The New York Times highlighted the plight of Phillipp Seelig, 70. He is a retired handyman who expects to be living on an empty lot when FEMA hauls away the trailer he’s been residing in at the end of May.
He didn’t release the needed grant to elevate his home to the required height until December. His duplex should be ready to live in around July.
“They had helped me out up until this point, and I couldn’t believe that they suddenly decided, no, we’re not going to let you finish the house, we’re just going to take the trailer, and you can sit here on an empty lot,” said Philipp Seelig.
The government’s stance is that they have bent over backwards to help people get housing and that they just haven’t taken it.
Those interviewed by the New York Times have a different story. Take the case of Troy Porter, 47, who has been in a hotel since last June. He suffers from depression.
“The only time I’ve seen FEMA workers was in the last couple of weeks, where they come and give you the paper saying this month is your last month,” Mr. Porter said. “They handed you the paper, and they turned around and walked off.”

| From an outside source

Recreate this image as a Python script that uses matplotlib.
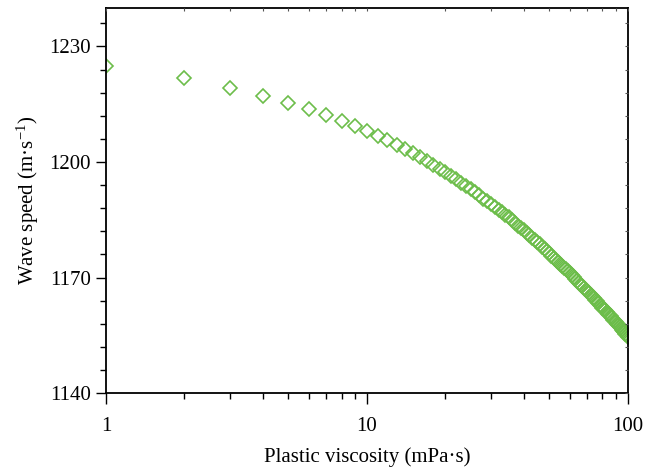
import matplotlib
matplotlib.use("Agg")
import matplotlib.pyplot as plt
from matplotlib.ticker import MultipleLocator, LogLocator, NullFormatter, FixedLocator

plt.rcParams['font.family'] = ['Liberation Serif', 'DejaVu Serif']
plt.rcParams['mathtext.fontset'] = 'custom'
plt.rcParams['mathtext.rm'] = 'Liberation Serif'
plt.rcParams['mathtext.default'] = 'rm'

# datos
viscosidad = list(range(1, 101))
velocidad = [
    1225.0, 1221.8, 1219.3, 1217.2, 1215.4, 1213.7, 1212.2, 1210.7, 1209.4, 1208.1,
    1206.8, 1205.6, 1204.4, 1203.3, 1202.3, 1201.2, 1200.2, 1199.2, 1198.2, 1197.3,
    1196.4, 1195.5, 1194.6, 1193.8, 1192.9, 1192.1, 1191.4, 1190.5, 1189.8, 1189.1,
    1188.4, 1187.6, 1186.9, 1186.2, 1185.6, 1184.9, 1184.2, 1183.5, 1182.9, 1182.3,
    1181.7, 1181.0, 1180.4, 1179.8, 1179.2, 1178.6, 1177.9, 1177.4, 1176.8, 1176.3,
    1175.7, 1175.2, 1174.6, 1174.1, 1173.6, 1173.0, 1172.5, 1172.1, 1171.6, 1171.1,
    1170.6, 1170.1, 1169.7, 1169.2, 1168.7, 1168.2, 1167.8, 1167.4, 1166.9, 1166.4,
    1166.0, 1165.6, 1165.2, 1164.7, 1164.3, 1163.9, 1163.5, 1163.0, 1162.7, 1162.2,
    1161.8, 1161.5, 1161.0, 1160.6, 1160.3, 1159.9, 1159.5, 1159.1, 1158.7, 1158.4,
    1158.0, 1157.6, 1157.3, 1156.9, 1156.5, 1156.1, 1155.8, 1155.4, 1155.0, 1154.6,
]
ticks_y = [1140, 1170, 1200, 1230]
ticks_x = [1, 10, 100]

verde = '#6cbd4a'

fig = plt.figure(figsize=(6.58, 4.68), dpi=100)
ax = fig.add_axes([0.161, 0.160, 0.793, 0.823])

ax.plot(viscosidad, velocidad, linestyle='none', marker='D', markersize=6.8,
        markerfacecolor='none', markeredgecolor=verde, markeredgewidth=1.2)

ax.set_xscale('log')
ax.set_xlim(1, 100)
ax.set_ylim(1140, 1240)
ax.xaxis.set_major_locator(FixedLocator(ticks_x))
ax.set_xticklabels([str(t) for t in ticks_x])
ax.xaxis.set_minor_locator(LogLocator(base=10, subs=range(2, 10)))
ax.xaxis.set_minor_formatter(NullFormatter())
ax.set_yticks(ticks_y)
ax.yaxis.set_minor_locator(MultipleLocator(6))

ax.tick_params(which='major', direction='out', length=7, width=1, labelsize=15,
               top=False, right=False, pad=4)
ax.tick_params(axis='x', which='major', length=8, pad=9)
ax.tick_params(which='minor', direction='out', length=4, width=1,
               top=False, right=False)
for s in ax.spines.values():
    s.set_linewidth(1.3)

# marcas interiores arriba y a la derecha
axt = ax.twiny()
axt.set_xscale('log')
axt.set_xlim(1, 100)
axt.xaxis.set_minor_locator(LogLocator(base=10, subs=range(2, 10)))
axt.tick_params(which='both', direction='in', length=2.5, width=0.8,
                labeltop=False, colors='#555555')
axr = ax.twinx()
axr.set_ylim(1140, 1240)
axr.yaxis.set_major_locator(MultipleLocator(6))
axr.tick_params(which='both', direction='in', length=2.5, width=0.8,
                labelright=False, colors='#555555')
for a in (axt, axr):
    for s in a.spines.values():
        s.set_visible(False)

ax.set_xlabel('Plastic viscosity (mPa·s)', fontsize=15, labelpad=8)
ax.set_ylabel('Wave speed (m·s$^{-1}$)', fontsize=15, labelpad=6)

fig.savefig('out.png', dpi=100)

Last year a program to unveil a more intensive caseworker system for those in temporary housing by the Louisiana Recovery Authority never made it past the paper. Now that authority is asking homeless service groups to help those who will be homeless at the end of the month.
FEMA is saying that it has offered to sell the trailers to residents for as little as $300. That is the opposite of what those in the trailer say is happening. They are asking to buy their trailer and being told they can’t do that.
Jane Batty, Mr. Seelig’s longtime tenant, who has her own trailer next to his, was not surprised. “There is only one way to categorize this kind of behavior: it’s crazy making,” she said. “They’ve always had a different answer or had a different ploy to get us out of trailers that we had already agreed to buy.”